19 yıldır bir taraftan ülkenin kalkınması için çaba sarf ederken diğer taraftan vesayet sistemi ve uzantılarıyla mücadele ede ede gelmiş bir iktidar vardır .
27 Nisan muhtırası ve AK Partiyi kapatma davası üzerinden başlatılan , MİT başkanı , 17/25 Aralık, Gezi olayları, hendek çukur eylemleriyle sürdürülen nihayet 15 Temmuz silahlı kalkışmasıyla zirve yapan iktidarı devirmeye yönelik olağanüstü bir süreçten geçtik.
Bu olağanüstü süreçte kimi aksaklıkların ve eksikliklerin varlığı inkar edilemez.

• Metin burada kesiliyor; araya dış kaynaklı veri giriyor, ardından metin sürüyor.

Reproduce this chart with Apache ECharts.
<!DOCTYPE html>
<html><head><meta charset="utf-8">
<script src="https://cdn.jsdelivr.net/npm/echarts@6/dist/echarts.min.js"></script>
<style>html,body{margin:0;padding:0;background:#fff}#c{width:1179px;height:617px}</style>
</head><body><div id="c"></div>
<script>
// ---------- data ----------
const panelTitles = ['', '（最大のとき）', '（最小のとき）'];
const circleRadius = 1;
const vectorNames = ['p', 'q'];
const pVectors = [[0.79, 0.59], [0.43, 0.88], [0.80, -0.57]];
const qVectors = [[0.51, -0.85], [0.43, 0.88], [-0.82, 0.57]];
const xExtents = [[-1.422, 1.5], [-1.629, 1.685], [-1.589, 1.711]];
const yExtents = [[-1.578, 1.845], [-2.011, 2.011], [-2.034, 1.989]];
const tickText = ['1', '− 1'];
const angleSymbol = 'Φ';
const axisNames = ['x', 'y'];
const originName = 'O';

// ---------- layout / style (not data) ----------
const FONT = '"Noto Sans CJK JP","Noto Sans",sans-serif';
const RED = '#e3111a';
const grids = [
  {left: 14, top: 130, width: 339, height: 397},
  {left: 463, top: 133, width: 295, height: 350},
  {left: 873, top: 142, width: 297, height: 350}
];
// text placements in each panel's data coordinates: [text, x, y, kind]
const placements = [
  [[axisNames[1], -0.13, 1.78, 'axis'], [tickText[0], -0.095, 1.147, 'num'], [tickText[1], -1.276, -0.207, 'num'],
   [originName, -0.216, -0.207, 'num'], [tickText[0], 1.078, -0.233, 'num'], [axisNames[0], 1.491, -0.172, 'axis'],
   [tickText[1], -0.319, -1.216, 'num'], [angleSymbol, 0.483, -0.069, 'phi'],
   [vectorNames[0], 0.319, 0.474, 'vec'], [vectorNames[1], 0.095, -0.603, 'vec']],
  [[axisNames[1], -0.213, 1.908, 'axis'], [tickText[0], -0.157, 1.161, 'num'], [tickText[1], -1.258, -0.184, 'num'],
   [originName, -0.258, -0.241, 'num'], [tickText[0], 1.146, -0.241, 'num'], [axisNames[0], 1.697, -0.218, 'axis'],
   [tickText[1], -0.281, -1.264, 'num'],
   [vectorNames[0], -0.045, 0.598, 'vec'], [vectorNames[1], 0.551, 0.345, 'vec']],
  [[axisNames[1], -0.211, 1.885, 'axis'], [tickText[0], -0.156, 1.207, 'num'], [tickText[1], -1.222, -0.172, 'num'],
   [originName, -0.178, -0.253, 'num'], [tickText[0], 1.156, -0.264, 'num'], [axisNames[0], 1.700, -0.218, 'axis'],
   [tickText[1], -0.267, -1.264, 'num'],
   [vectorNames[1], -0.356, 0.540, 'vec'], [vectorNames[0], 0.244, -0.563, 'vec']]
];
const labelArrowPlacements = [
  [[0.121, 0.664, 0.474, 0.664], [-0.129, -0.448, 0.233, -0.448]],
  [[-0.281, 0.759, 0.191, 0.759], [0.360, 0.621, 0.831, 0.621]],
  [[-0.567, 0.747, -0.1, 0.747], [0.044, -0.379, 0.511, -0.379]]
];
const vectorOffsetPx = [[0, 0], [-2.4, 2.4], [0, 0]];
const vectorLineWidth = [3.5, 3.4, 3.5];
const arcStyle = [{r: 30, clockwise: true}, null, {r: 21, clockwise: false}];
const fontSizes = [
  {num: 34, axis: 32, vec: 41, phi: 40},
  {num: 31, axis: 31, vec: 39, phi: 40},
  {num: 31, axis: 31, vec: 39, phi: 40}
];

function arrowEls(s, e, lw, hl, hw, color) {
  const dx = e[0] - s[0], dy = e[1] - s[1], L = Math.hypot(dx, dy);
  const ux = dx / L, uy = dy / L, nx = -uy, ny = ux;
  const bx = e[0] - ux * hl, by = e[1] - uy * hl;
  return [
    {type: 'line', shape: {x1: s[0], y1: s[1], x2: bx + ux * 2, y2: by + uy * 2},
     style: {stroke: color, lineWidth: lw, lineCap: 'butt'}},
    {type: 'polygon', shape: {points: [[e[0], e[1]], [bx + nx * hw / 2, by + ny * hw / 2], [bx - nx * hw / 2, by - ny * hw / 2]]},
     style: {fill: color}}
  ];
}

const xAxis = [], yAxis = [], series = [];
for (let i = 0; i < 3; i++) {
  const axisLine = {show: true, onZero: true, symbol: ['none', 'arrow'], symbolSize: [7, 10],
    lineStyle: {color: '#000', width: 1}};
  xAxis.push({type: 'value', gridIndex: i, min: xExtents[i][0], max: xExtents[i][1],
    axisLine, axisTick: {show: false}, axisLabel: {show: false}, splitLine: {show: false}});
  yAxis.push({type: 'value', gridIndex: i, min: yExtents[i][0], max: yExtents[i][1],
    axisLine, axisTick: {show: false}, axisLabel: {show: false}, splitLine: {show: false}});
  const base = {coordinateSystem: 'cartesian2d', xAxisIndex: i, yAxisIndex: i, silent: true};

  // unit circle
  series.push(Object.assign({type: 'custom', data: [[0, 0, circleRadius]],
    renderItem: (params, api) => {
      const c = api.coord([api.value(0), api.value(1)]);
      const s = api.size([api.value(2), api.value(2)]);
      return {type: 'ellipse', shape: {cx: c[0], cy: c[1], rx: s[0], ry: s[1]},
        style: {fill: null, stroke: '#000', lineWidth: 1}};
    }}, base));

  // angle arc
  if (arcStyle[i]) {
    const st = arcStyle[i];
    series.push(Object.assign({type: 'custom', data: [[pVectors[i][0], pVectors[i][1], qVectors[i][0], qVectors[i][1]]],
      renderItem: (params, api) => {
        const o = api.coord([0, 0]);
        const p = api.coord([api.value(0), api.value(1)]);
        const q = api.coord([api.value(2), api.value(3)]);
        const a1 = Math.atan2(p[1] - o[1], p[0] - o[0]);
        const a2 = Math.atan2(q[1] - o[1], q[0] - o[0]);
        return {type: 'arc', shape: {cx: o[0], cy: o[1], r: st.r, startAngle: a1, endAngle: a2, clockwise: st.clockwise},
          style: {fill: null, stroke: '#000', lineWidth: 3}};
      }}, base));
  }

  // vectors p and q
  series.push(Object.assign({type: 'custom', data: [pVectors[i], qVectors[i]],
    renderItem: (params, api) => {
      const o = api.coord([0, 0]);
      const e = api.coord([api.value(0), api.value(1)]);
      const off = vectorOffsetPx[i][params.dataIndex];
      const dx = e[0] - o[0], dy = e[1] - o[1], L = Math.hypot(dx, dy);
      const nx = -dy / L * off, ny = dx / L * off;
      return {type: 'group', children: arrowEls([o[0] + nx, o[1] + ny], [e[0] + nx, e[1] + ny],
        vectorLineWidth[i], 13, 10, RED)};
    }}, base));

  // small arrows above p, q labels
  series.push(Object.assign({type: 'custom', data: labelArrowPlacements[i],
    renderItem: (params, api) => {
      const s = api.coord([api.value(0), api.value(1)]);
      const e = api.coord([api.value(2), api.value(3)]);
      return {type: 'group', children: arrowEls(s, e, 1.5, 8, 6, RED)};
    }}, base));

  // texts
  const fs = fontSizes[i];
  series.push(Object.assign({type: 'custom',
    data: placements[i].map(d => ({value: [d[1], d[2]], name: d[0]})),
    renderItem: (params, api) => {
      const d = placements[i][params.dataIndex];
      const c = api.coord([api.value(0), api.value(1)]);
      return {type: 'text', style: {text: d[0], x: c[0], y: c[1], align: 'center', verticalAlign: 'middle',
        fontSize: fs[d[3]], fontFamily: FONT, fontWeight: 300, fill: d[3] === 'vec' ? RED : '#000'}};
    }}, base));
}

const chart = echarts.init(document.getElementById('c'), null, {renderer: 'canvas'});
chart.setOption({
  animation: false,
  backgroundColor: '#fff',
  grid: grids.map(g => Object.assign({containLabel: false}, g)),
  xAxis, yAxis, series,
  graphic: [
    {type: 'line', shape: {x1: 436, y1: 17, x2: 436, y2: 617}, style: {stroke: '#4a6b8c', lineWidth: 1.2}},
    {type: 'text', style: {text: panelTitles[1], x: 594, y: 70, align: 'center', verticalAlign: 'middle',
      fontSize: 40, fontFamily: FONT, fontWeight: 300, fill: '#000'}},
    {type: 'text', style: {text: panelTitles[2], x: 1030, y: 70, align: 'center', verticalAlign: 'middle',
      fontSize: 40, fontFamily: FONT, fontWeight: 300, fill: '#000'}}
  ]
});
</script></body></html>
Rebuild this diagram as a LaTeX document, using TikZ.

Dolayısıyla muhalefetin seslendirdiği itiraz edilemeyecek kimi eleştirilerin varlığı da tartışılmaz bir husustur.
Nitekim 2 Mart'ta yaptığı konuşma ile ve açıkladığı İnsan Hakları Eylem Planı ile Başkan Erdoğan gerçeklere kulak tıkamadığını göstermiştir.
Muhalefet motto haline getirdiği birkaç sorun etrafında dönüp dolaşırken Başkan Erdoğan muhalefetin aklının ucundan bile geçmeyen yüzlerce soruna parmak basıp çözümü için eylem planı açıklamıştır.